Trigonia is an extinct genus of saltwater clams, fossil marine bivalve mollusk in the family Trigoniidae. The fossil range of the genus spans the Paleozoic, Mesozoic and Paleocene of the Cenozoic, from 298 to 56 Ma.

== Description ==
The genus Trigonia is the most readily identifiable member of the family Trigoniidae, having a series of strong ribs or costae along the anterior part of the shell exterior. They are the first representatives of the family to appear in the Middle Triassic (Anisian) of Chile and New Zealand.
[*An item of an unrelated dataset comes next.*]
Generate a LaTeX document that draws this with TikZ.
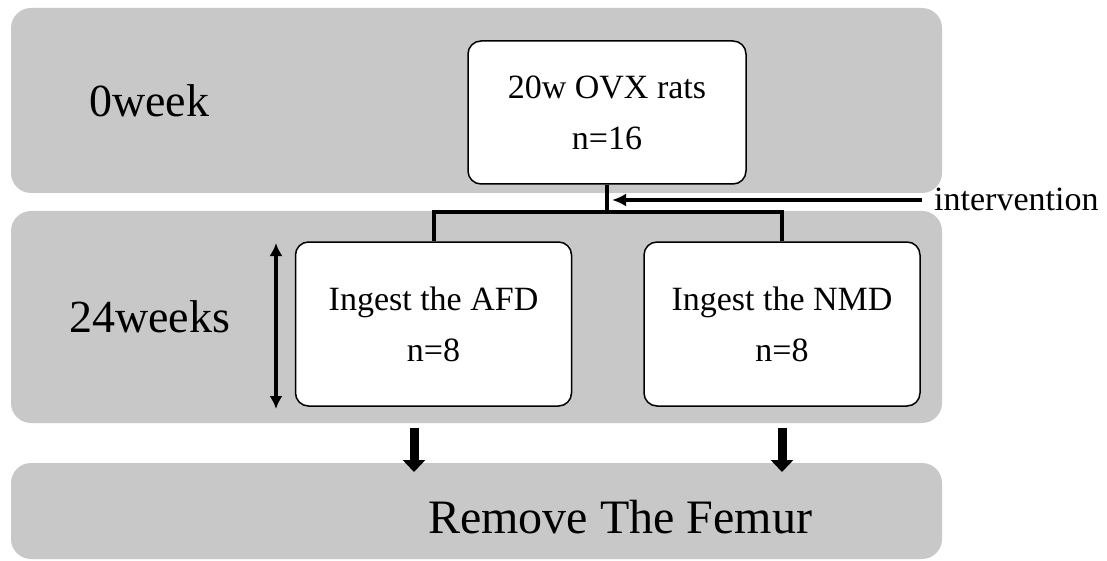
\documentclass[tikz,border=0pt]{standalone}
\usepackage{fontspec}
\setmainfont{Liberation Serif}
\usetikzlibrary{arrows.meta}
\definecolor{bandgray}{RGB}{200,200,200}
\begin{document}
\begin{tikzpicture}[x=1pt,y=-1pt,
  band/.style={fill=bandgray,draw=none,rounded corners=20pt,minimum width=931pt,inner sep=0pt,outer sep=0pt},
  whitebox/.style={draw=black,fill=white,line width=1.5pt,rounded corners=13pt,align=center,inner sep=0pt,font=\fontsize{34}{51}\selectfont},
  conn/.style={line width=4pt},
  bigarrow/.style={line width=9pt,-{Triangle[length=12pt,width=22pt]}},
  lbl/.style={anchor=base west,inner sep=0pt}]
\useasboundingbox (0,0) rectangle (1107,561);
% bands
\node[band,minimum height=185pt] (band1) at (476.5,100.5) {};
\node[band,minimum height=212pt] (band2) at (476.5,317) {};
\node[band,minimum height=96pt] (band3) at (476.5,511) {};
% labels
\node[lbl,font=\fontsize{46}{50}\selectfont] (l0) at (89,117) {0week};
\node[lbl,font=\fontsize{46}{50}\selectfont] (l24) at (69,332) {24weeks};
\node[lbl,font=\fontsize{48}{50}\selectfont] (rem) at (428,533) {Remove The Femur};
\node[lbl,font=\fontsize{34}{40}\selectfont] (intvtext) at (934,211) {intervention};
% boxes
\node[whitebox,minimum width=278pt,minimum height=143pt] (top) at (607,112.5) {20w OVX rats\\n=16};
\node[whitebox,minimum width=276pt,minimum height=164pt] (afd) at (433.5,324) {Ingest the AFD\\n=8};
\node[whitebox,minimum width=276pt,minimum height=164pt] (nmd) at (782,324) {Ingest the NMD\\n=8};
% connectors
\coordinate (split) at (607,212);
\draw[conn] (top.south) -- (split);
\draw[conn] (afd.north) -- (afd.north |- split) -- (nmd.north |- split) -- (nmd.north);
\coordinate (intvtail) at (922,200);
\coordinate (intvtip) at (612,200);
\draw[conn,-{Latex[length=14pt,width=13pt]}] (intvtail) -- (intvtip);
% duration double arrow
\coordinate (dtop) at (276,243);
\coordinate (dbot) at (276,409);
\draw[line width=3.5pt,{Latex[length=13pt,width=13pt]}-{Latex[length=13pt,width=13pt]}] (dtop) -- (dbot);
% arrows to band 3
\coordinate (a1s) at (414,428);
\coordinate (a1e) at (414,472);
\coordinate (a2s) at (782,428);
\coordinate (a2e) at (782,472);
\draw[bigarrow] (a1s) -- (a1e);
\draw[bigarrow] (a2s) -- (a2e);
\end{tikzpicture}
\end{document}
The first European examples (Trigonia costata Parkinson) appear in the Lower Jurassic (Toarcian) of Sherborne, Dorset and Gundershofen, Switzerland.

== Species ==
The following Trigonia species have been described:

- T. analoga
- T. antiqua
- T. castani
- T. castrovillensis
- T. coqueiroensis
- T. costata
- T. cragini
- T. depauperata
- T. eufaulensis gabbi
- T. eufaulensis moorei
- T. guildi
- T. hemisphaerica
- T. imbricata
- T. interlaevigata
- T. intersitans
- T. kitchini
- T. maastrichtiana
- T. maloneana
- T. marginata
- T. mearnsi
- T. montanaensis
- T. orientalis
- T. papuana
- T. picteti
- T. plana
- T. pseudocaudata
- T. pseudocrenulata
- T. pullus
- T. rebouli
- T. reesidei
- T. resoluta
- T. reticulata
- T. saavedra
- T. semiculta
- T. somaliensis
- T. stantoni
- T. stolleyi
- T. suborbicularis
- T. sulcata
- T. taffi
- T. thierachensis
- T. undulatocostata
- T. vyschetzkii
- T. weaveri

== Distribution ==
Fossils of Trigonia have been registered in:
- Permian
Bolivia (Copacabana Formation)

- Triassic
Austria, China, Italy, the Russian Federation, United States (Alaska, Idaho), and Vietnam.

- Jurassic
Afghanistan, Argentina, Canada (Alberta, British Columbia, Yukon), Chile, Colombia (Valle Alto Formation, Caldas), Egypt, Ethiopia, France, Germany, Greenland, India, Iran, Japan, Kenya, Luxembourg, Madagascar, Morocco, New Zealand, Poland, Portugal, the Russian Federation, Saudi Arabia, Somalia, Spain, Tanzania, Thailand, Tunisia, the United Kingdom, United States (Alaska, California, Idaho, Montana, Nevada, Oregon, Texas, Utah, Wyoming), and Yemen.

- Cretaceous
Afghanistan, Algeria, Antarctica, Argentina, Armenia, Australia, Brazil, Bulgaria, Canada (British Columbia), Chile, Colombia (Yuruma Formation, La Guajira, Macanal Formation, Eastern Ranges), Egypt, France, Germany, Greenland, Hungary, Italy, Lebanon, Mexico, the Netherlands, New Zealand, Papua New Guinea, Peru, Portugal, Serbia and Montenegro, South Africa, Spain, Switzerland, Tanzania, Turkmenistan, Russian Federation, Ukraine, the United Kingdom, United States (Arizona, California, Delaware, Mississippi, New Jersey, North Carolina, Tennessee, Texas), Venezuela, and Yemen.